It has been dubbed “The Ineligi-Bowl” since both teams have been banned from post season play this year, but this Saturday’s Ohio State (8-0) versus Penn State (5-2) match up in State College, Pennsylvania, could end up being the most consequential college football game of the entire season. Or at least, so says a new paper in the Proceedings of the National Academy of Science.

In their article titled “Irrelevant events affect voters’ evaluations of government performance,” economists Andrew Healy, Neil Malhotra, and Cecilia Mo, analyzed the electoral impact of local college football games on county-level election results from presidential elections between 1964 and 2008. They found that a victory by the local team on the Saturday 10 days prior to election day increased the incumbent party’s vote share by 1.13 percentage points.

But the effect was even stronger for what the researchers classified as “high-attendance teams,” defined as the teams with highest average home attendance from 1998 to 2007. Ohio State is on this list. The study found that when these high-attendance teams win on on the Saturday 10 days prior to election day, the incumbent party gained 3.09 percentage points.

The game prior to the final week of the election had a slightly larger effect on the incumbent party’s vote than the Saturday game immediately preceding election day. The study’s authors theorize that “this could be due to the fact that a greater number of marginal voters make up their minds the week before the election than in just the 3 days preceding Election Day.” So next weekend’s Ohio State game versus Illinois would not have a similar impact.

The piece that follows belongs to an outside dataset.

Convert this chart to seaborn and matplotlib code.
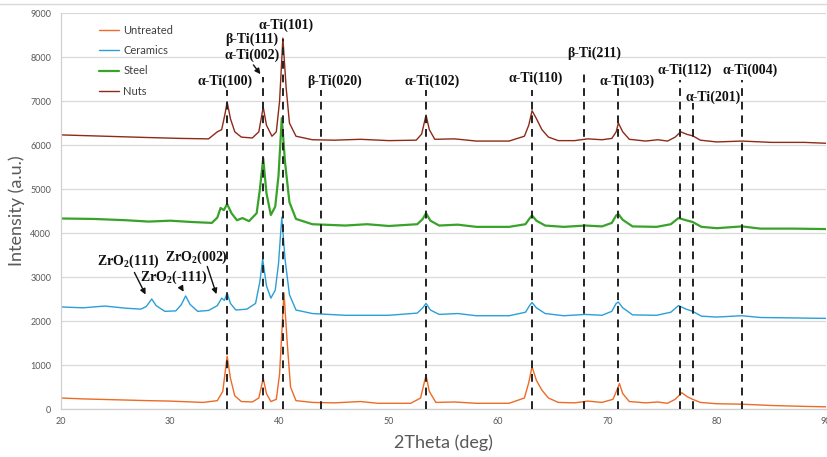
import numpy as np
import pandas as pd
import matplotlib
matplotlib.use('Agg')
import matplotlib.pyplot as plt
import seaborn as sns
from matplotlib.lines import Line2D

# ---- data (2theta in deg, intensity in a.u.) ----
untreated_tth = [20, 22, 25, 28, 30, 33, 34.3, 34.8, 35.2, 35.5, 35.9, 36.5, 37.5, 38.1, 38.5, 38.8, 39.2,
                 39.7, 40.0, 40.4, 40.7, 41.0, 41.5, 43, 45, 47.4, 49, 52, 52.9, 53.4, 53.7, 54.3, 56, 58, 61,
                 62.4, 62.8, 63.1, 63.5, 64, 64.6, 65.5, 67, 68.2, 69.5, 70.5, 70.9, 71.1, 71.4, 72, 73.5,
                 74.6, 75.5, 76.2, 76.8, 77.3, 77.8, 78.5, 80, 82.3, 85, 88, 90]
untreated_int = [250, 230, 210, 190, 180, 150, 190, 400, 1200, 700, 300, 170, 160, 250, 700, 350, 170,
                 220, 800, 2640, 1500, 500, 190, 150, 140, 170, 130, 130, 250, 770, 400, 150, 160, 130, 130,
                 250, 600, 960, 650, 430, 250, 150, 140, 180, 150, 220, 450, 580, 350, 170, 140,
                 160, 130, 220, 370, 280, 220, 150, 120, 110, 80, 60, 50]

ceramics_tth = [20, 22, 24, 26, 27.3, 27.8, 28.3, 28.7, 29.5, 30.5, 31.0, 31.4, 31.8, 32.5, 33.5, 34.3,
                34.7, 34.95, 35.2, 35.5, 36, 37, 37.8, 38.2, 38.45, 38.8, 39.2, 39.6, 39.9, 40.2, 40.5,
                40.9, 41.5, 43, 46, 50, 52.6, 53.1, 53.4, 53.8, 54.6, 56.3, 58, 61, 62.5, 62.9, 63.1, 63.5,
                64.3, 66, 68, 69.5, 70.4, 70.8, 71.0, 71.4, 72.3, 74.5, 75.8, 76.5, 77.2, 77.8, 78.6, 80,
                82.3, 84, 87, 90]
ceramics_int = [2320, 2300, 2340, 2290, 2270, 2330, 2500, 2350, 2220, 2230, 2370, 2570, 2380, 2220, 2240, 2350,
                2520, 2470, 2640, 2400, 2250, 2270, 2400, 2900, 3410, 2800, 2520, 2700, 3300, 4360, 3400,
                2600, 2250, 2170, 2130, 2130, 2180, 2300, 2400, 2250, 2150, 2170, 2120, 2120, 2200, 2360, 2420, 2300,
                2170, 2120, 2150, 2130, 2220, 2400, 2430, 2300, 2140, 2130, 2200, 2350, 2270, 2220, 2110, 2090,
                2120, 2080, 2070, 2060]

steel_tth = [20, 23, 26, 28, 30, 32, 33.8, 34.3, 34.6, 34.9, 35.2, 35.6, 36.1, 36.6, 37.2, 37.9, 38.2, 38.5,
             38.8, 39.2, 39.6, 39.9, 40.2, 40.5, 40.9, 41.5, 43, 46, 48, 50, 52.6, 53.1, 53.4, 53.8, 54.6,
             56.3, 58, 61, 62.5, 62.9, 63.1, 63.5, 64.3, 66, 68, 69.5, 70.4, 70.8, 71.0, 71.4, 72.3, 74.5,
             75.8, 76.5, 77.2, 77.8, 78.6, 80, 82.3, 84, 87, 90]
steel_int = [4330, 4320, 4290, 4260, 4280, 4250, 4230, 4350, 4570, 4520, 4660, 4450, 4290, 4340, 4270, 4450, 5000, 5700,
             4900, 4410, 4600, 5300, 6610, 5600, 4700, 4320, 4200, 4170, 4200, 4160, 4200, 4320, 4450, 4280, 4170,
             4190, 4140, 4140, 4200, 4340, 4400, 4280, 4170, 4140, 4170, 4150, 4230, 4400, 4430, 4300, 4150, 4140,
             4200, 4340, 4290, 4250, 4140, 4110, 4150, 4100, 4100, 4090]

nuts_tth = [20, 24, 28, 31, 33.5, 34.3, 34.7, 35.0, 35.2, 35.5, 35.9, 36.5, 37.5, 38.1, 38.5, 38.8, 39.3,
            39.7, 40.0, 40.3, 40.6, 40.9, 41.5, 43, 45, 47.4, 50, 52.5, 53.0, 53.4, 53.7, 54.2, 56, 58, 61,
            62.4, 62.8, 63.1, 63.5, 64, 64.6, 65.5, 67, 68.2, 69.5, 70.4, 70.8, 71.0, 71.4, 72, 73.5, 74.6,
            75.5, 76.2, 76.7, 77.3, 77.8, 78.5, 80, 82.3, 85, 88, 90]
nuts_int = [6230, 6200, 6170, 6150, 6140, 6300, 6350, 6700, 6980, 6600, 6300, 6180, 6160, 6300, 6860, 6450, 6200,
            6300, 7000, 8430, 7300, 6500, 6200, 6120, 6110, 6130, 6100, 6110, 6250, 6680, 6350, 6130, 6140, 6090, 6090,
            6200, 6450, 6780, 6600, 6350, 6180, 6100, 6100, 6140, 6120, 6150, 6300, 6500, 6300, 6130, 6090, 6120,
            6090, 6180, 6300, 6240, 6210, 6110, 6070, 6090, 6060, 6060, 6040]

# reference peak positions and how high the dashed marker goes
peak_pos = [35.2, 38.45, 40.35, 43.8, 53.4, 63.1, 67.9, 71.0, 76.6, 77.8, 82.3]
peak_top = [7250, 7550, 8400, 7250, 7250, 7250, 7700, 7300, 7480, 6950, 7480]

# phase labels: text, x, y
ti_labels = ['α-Ti(100)', 'β-Ti(111)', 'α-Ti(002)', 'α-Ti(101)', 'β-Ti(020)', 'α-Ti(102)', 'α-Ti(110)',
             'β-Ti(211)', 'α-Ti(103)', 'α-Ti(112)', 'α-Ti(201)', 'α-Ti(004)']
ti_label_x = [35.05, 37.5, 37.5, 40.6, 45.0, 53.95, 63.4, 68.8, 71.8, 77.1, 79.7, 83.1]
ti_label_y = [7455, 8410, 8045, 8730, 7455, 7455, 7520, 8090, 7455, 7700, 7090, 7700]

zro_labels = ['ZrO$_2$(111)', 'ZrO$_2$(-111)', 'ZrO$_2$(002)']
zro_label_x = [26.2, 30.35, 32.35]
zro_label_y = [3360, 3000, 3450]
zro_arrow_from = [(26.6, 3160), (30.9, 2800), (33.3, 3300)]
zro_arrow_to = [(27.85, 2545), (31.35, 2610), (34.3, 2550)]

series = [('Untreated', untreated_tth, untreated_int, '#EE6A26', 1.0),
          ('Ceramics', ceramics_tth, ceramics_int, '#2A9FD8', 1.0),
          ('Steel', steel_tth, steel_int, '#38A22A', 1.6),
          ('Nuts', nuts_tth, nuts_int, '#8E2A18', 1.0)]

sns.set_style('white')
plt.rcParams['font.family'] = ['Lato', 'DejaVu Sans']
plt.rcParams['mathtext.fontset'] = 'custom'
plt.rcParams['mathtext.rm'] = 'Liberation Serif:bold'
plt.rcParams['mathtext.bf'] = 'Liberation Serif:bold'
plt.rcParams['mathtext.default'] = 'bf'

fig = plt.figure(figsize=(8.27, 4.57), dpi=100)
ax = fig.add_axes([0.0738, 0.105, 0.925, 0.8665])

for name, tth, inten, color, lw in series:
    df = pd.DataFrame({'tth': tth, 'I': inten})
    sns.lineplot(data=df, x='tth', y='I', color=color, lw=lw, label=name, ax=ax, estimator=None, sort=False)

for pos, top in zip(peak_pos, peak_top):
    ax.plot([pos, pos], [0, top], color='#222222', lw=1.4, ls=(0, (4, 3)), zorder=5)

serif = dict(family='Liberation Serif', fontweight='bold', fontsize=10, color='#111111')
for txt, x, y in zip(ti_labels, ti_label_x, ti_label_y):
    ax.text(x, y, txt, ha='center', va='center', **serif)
ax.annotate('', xy=(38.4, 7560), xytext=(37.45, 7870),
            arrowprops=dict(arrowstyle='-|>', color='#111111', lw=1.0, mutation_scale=8))

for txt, x, y, a0, a1 in zip(zro_labels, zro_label_x, zro_label_y, zro_arrow_from, zro_arrow_to):
    ax.text(x, y, txt, ha='center', va='center', **serif)
    ax.annotate('', xy=a1, xytext=a0,
                arrowprops=dict(arrowstyle='-|>', color='#111111', lw=1.0, mutation_scale=8))

ax.set_xlim(20, 90)
ax.set_ylim(0, 9000)
ax.set_xticks(range(20, 91, 10))
ax.set_yticks(range(0, 9001, 1000))
ax.grid(axis='y', color='#D9D9D9', lw=0.9)
ax.set_axisbelow(True)
for s in ['top', 'right']:
    ax.spines[s].set_visible(False)
for s in ['left', 'bottom']:
    ax.spines[s].set_color('#D0D0D0')
    ax.spines[s].set_linewidth(0.9)
ax.tick_params(axis='y', length=0, labelsize=6.5, labelcolor='#595959', pad=7)
ax.tick_params(axis='x', length=0, labelsize=6.5, labelcolor='#595959', pad=6)

ax.set_xlabel('2Theta (deg)', fontsize=13, color='#595959', labelpad=6)
ax.set_ylabel('Intensity (a.u.)', fontsize=13, color='#595959', labelpad=4)

ax.legend(loc='upper left', bbox_to_anchor=(0.042, 0.985), frameon=False, fontsize=8,
          handlelength=1.8, handletextpad=0.4, labelspacing=0.85, borderpad=0, labelcolor='#404040')

fig.add_artist(Line2D([0, 1], [0.991, 0.991], color='#D9D9D9', lw=1.0, transform=fig.transFigure))

plt.savefig('out.png', dpi=100)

President Obama currently leads Mitt Romney by just 2 percent in Ohio, according to a Real Clear Politics average of polls in the state. Romney must win either Ohio or Wisconsin (who is also a “high-attendance team” and is playing Michigan State this weekend) to reach the 270 electoral college votes needed to win the White House.

Commenting on the study for Slate, George Mason University economics professor Tyler Cowen writes:

No one is suggesting that college football or basketball games are the main determinants of elections. The Oklahoma University Sooners can go on a 100 game win streak and President Obama still won’t carry Oklahoma. UCLA can lose big and Mitt Romney still wouldn’t have a shot in California. Obviously, other factors besides the scores on ESPN SportsCenter matter a lot.

But these results are still amazing. Because, as the authors point out, the government has nothing to do with the game, yet incumbent politicians are getting credit or blame for the game’s outcome in the voting booth. It’s a sign of just how fickle we are and how much we can be a captive to our own moods.